Cincinnati

UC Drops $33.2M On Secret Uptown Apartment Grab

AI Assisted Icon
Published on June 23, 2026
UC Drops $33.2M On Secret Uptown Apartment GrabSource: Google Street View

The University of Cincinnati Board of Trustees today, June 23, signed off on roughly $33.2 million to buy an off-campus apartment community near its Uptown campus. The move is the latest step in UC's push to control more of the housing scene around campus, but for now, the university is keeping the property's name, unit count, and closing timeline under wraps.

The funding approval, pegged at about $33.2 million, was first reported by the Cincinnati Business Courier. In a brief June 23 item, reporter Brian Planalp noted that trustees signed off on the purchase at their meeting, while details such as the seller and the expected closing date were not yet public.

What the board approved

The off-campus acquisition is unfolding alongside a major on-campus build. UC is advancing a $326 million residence hall complex that will add more than 1,300 beds in Uptown, according to University of Cincinnati News. That project is aimed at handling rising enrollment and updating student living options. Owning apartments just off campus would give the university another lever to manage housing supply while the cranes stay busy.

A national market for student housing

UC is hardly alone in trying to lock down real estate near campus. Across the country, investors and institutions have been snapping up student-focused and conventional apartment properties close to universities, often reshaping local rental markets in the process. Recent industry coverage has highlighted a wave of large student housing deals this year, including a June roundup by Multifamily Dive. In a competitive environment like that, a public university has a clear incentive to buy nearby buildings rather than rely solely on private developers.
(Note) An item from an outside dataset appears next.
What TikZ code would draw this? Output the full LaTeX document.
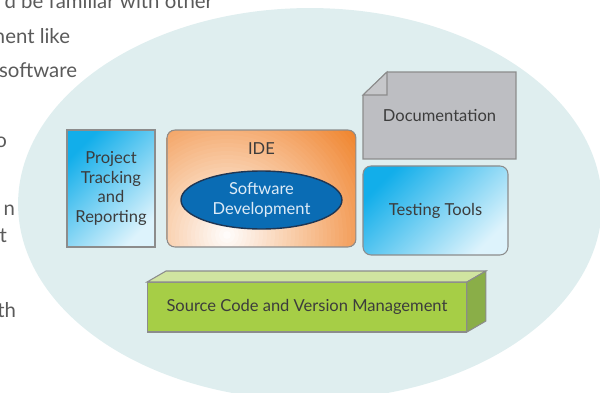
\documentclass[tikz,border=0pt]{standalone}
\usepackage{fontspec}
\setmainfont{Lato}
\usetikzlibrary{positioning,shapes.geometric}

\definecolor{slidetext}{HTML}{5A5A5A}
\definecolor{boxtext}{HTML}{3C3C3C}
\definecolor{backdrop}{HTML}{DFEEEF}
\definecolor{frame}{HTML}{8C8C8C}
\definecolor{skydark}{HTML}{12AEEA}
\definecolor{skylight}{HTML}{DDF3FC}
\definecolor{ideorange}{HTML}{F0852F}
\definecolor{devblue}{HTML}{0A6CB4}
\definecolor{devedge}{HTML}{1E3654}
\definecolor{devtext}{HTML}{DDEBF7}
\definecolor{docgray}{HTML}{BDBEC2}
\definecolor{docfold}{HTML}{C6C7CA}
\definecolor{vcsfront}{HTML}{A6CE46}
\definecolor{vcstop}{HTML}{D0E4A0}
\definecolor{vcsside}{HTML}{8AAE48}

\begin{document}
\begin{tikzpicture}[x=0.02cm,y=-0.02cm,
    every node/.style={font=\fontsize{9.4}{11.3}\selectfont,text=boxtext,inner sep=0pt,outer sep=0pt},
    slideline/.style={anchor=base east,font=\fontsize{11.6}{14}\selectfont,text=slidetext},
    toolframe/.style={draw=frame,line width=0.6pt},
    skyshade/.style={top color=skydark,bottom color=skylight,shading angle=45},
    warmshade/.style={path picture={
        \coordinate (idespot) at ([shift={(-0.69cm,-0.93cm)}]path picture bounding box.center);
        \foreach \r in {180,176,...,0} {
            \pgfmathsetmacro\warm{min(100,\r/1.65)}
            \fill[ideorange!\warm!white] (idespot) circle[radius=\r*0.02cm];
        }}}]
    \useasboundingbox (0,0) rectangle (600,393);
    \clip (0,0) rectangle (600,393);

    \node[slideline] (line1) at (213,8)   {d be familiar with other};
    \node[slideline] (line2) at (70,43)   {ment like};
    \node[slideline] (line3) at (77,77)   {software};
    \node[slideline] (line4) at (7,147)   {o};
    \node[slideline] (line5) at (15,215)  {n};
    \node[slideline] (line6) at (7,242)   {t};
    \node[slideline] (line7) at (16,317)  {th};

    \node[ellipse,fill=backdrop,minimum width=11.68cm,minimum height=7.84cm] (tools) at (310,204) {};

    \node[toolframe,skyshade,minimum width=1.76cm,minimum height=2.34cm,align=center] (track) at (111,188.5) {Project\\Tracking\\and\\Reporting};
    \node[toolframe,rounded corners=0.16cm,warmshade,minimum width=3.78cm,minimum height=2.34cm] (ide) [right=0.24cm of track] {};
    \node (idelabel) at ([yshift=-0.38cm]ide.north) {IDE};
    \node[ellipse,draw=devedge,line width=0.8pt,fill=devblue,text=devtext,align=center,minimum width=3.22cm,minimum height=1.16cm] (dev) at ([yshift=-0.23cm]ide.center) {Software\\Development};

    \node[minimum width=3.06cm,minimum height=1.74cm] (doc) at (439.5,115.5) {};
    \filldraw[toolframe,fill=docgray] ([yshift=-0.46cm]doc.north west) -- ([xshift=0.48cm]doc.north west) -- (doc.north east) -- (doc.south east) -- (doc.south west) -- cycle;
    \filldraw[toolframe,fill=docfold] ([xshift=0.48cm]doc.north west) -- ([xshift=0.48cm,yshift=-0.46cm]doc.north west) -- ([yshift=-0.46cm]doc.north west) -- cycle;
    \node (doclabel) at (doc) {Documentation};

    \node[toolframe,skyshade,rounded corners=0.16cm,minimum width=2.9cm,minimum height=1.78cm] (test) [below=0.14cm of doc.south west,anchor=north west] {Testing Tools};

    \node[toolframe,fill=vcsfront,minimum width=6.4cm,minimum height=1cm] (vcs) at (307,307) {Source Code and Version Management};
    \filldraw[toolframe,fill=vcstop] (vcs.north west) -- ++(0.38cm,0.22cm) -- ([shift={(0.38cm,0.22cm)}]vcs.north east) -- (vcs.north east) -- cycle;
    \filldraw[toolframe,fill=vcsside] (vcs.north east) -- ++(0.38cm,0.22cm) -- ([shift={(0.38cm,0.22cm)}]vcs.south east) -- (vcs.south east) -- cycle;
\end{tikzpicture}
\end{document}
UC's recent off-campus moves

This is not UC's first foray into the private rental market. The university has been using a mix of new construction, block leases, and other deals to add beds. A March 2024 campus announcement described block leases at two privately owned complexes that created more than 1,300 additional beds for fall 2024, according to the University of Cincinnati. Those earlier lease agreements, paired with this new direct purchase, suggest UC is trying to juggle short-term demand while its long-term building pipeline comes online. Neighbors and existing renters will be watching closely to see whether the newly acquired units are set aside for students or kept in the broader rental pool.

The Cincinnati Business Courier report did not identify the property or spell out the next procedural steps, and university officials had not released transaction documents as of that coverage. Typically, summaries of trustee actions show up in public board materials after meetings, with purchase authorizations and supporting details listed there. This story will be updated once those records or university notices reveal the property name, unit count, and any plans for how the apartments will be assigned.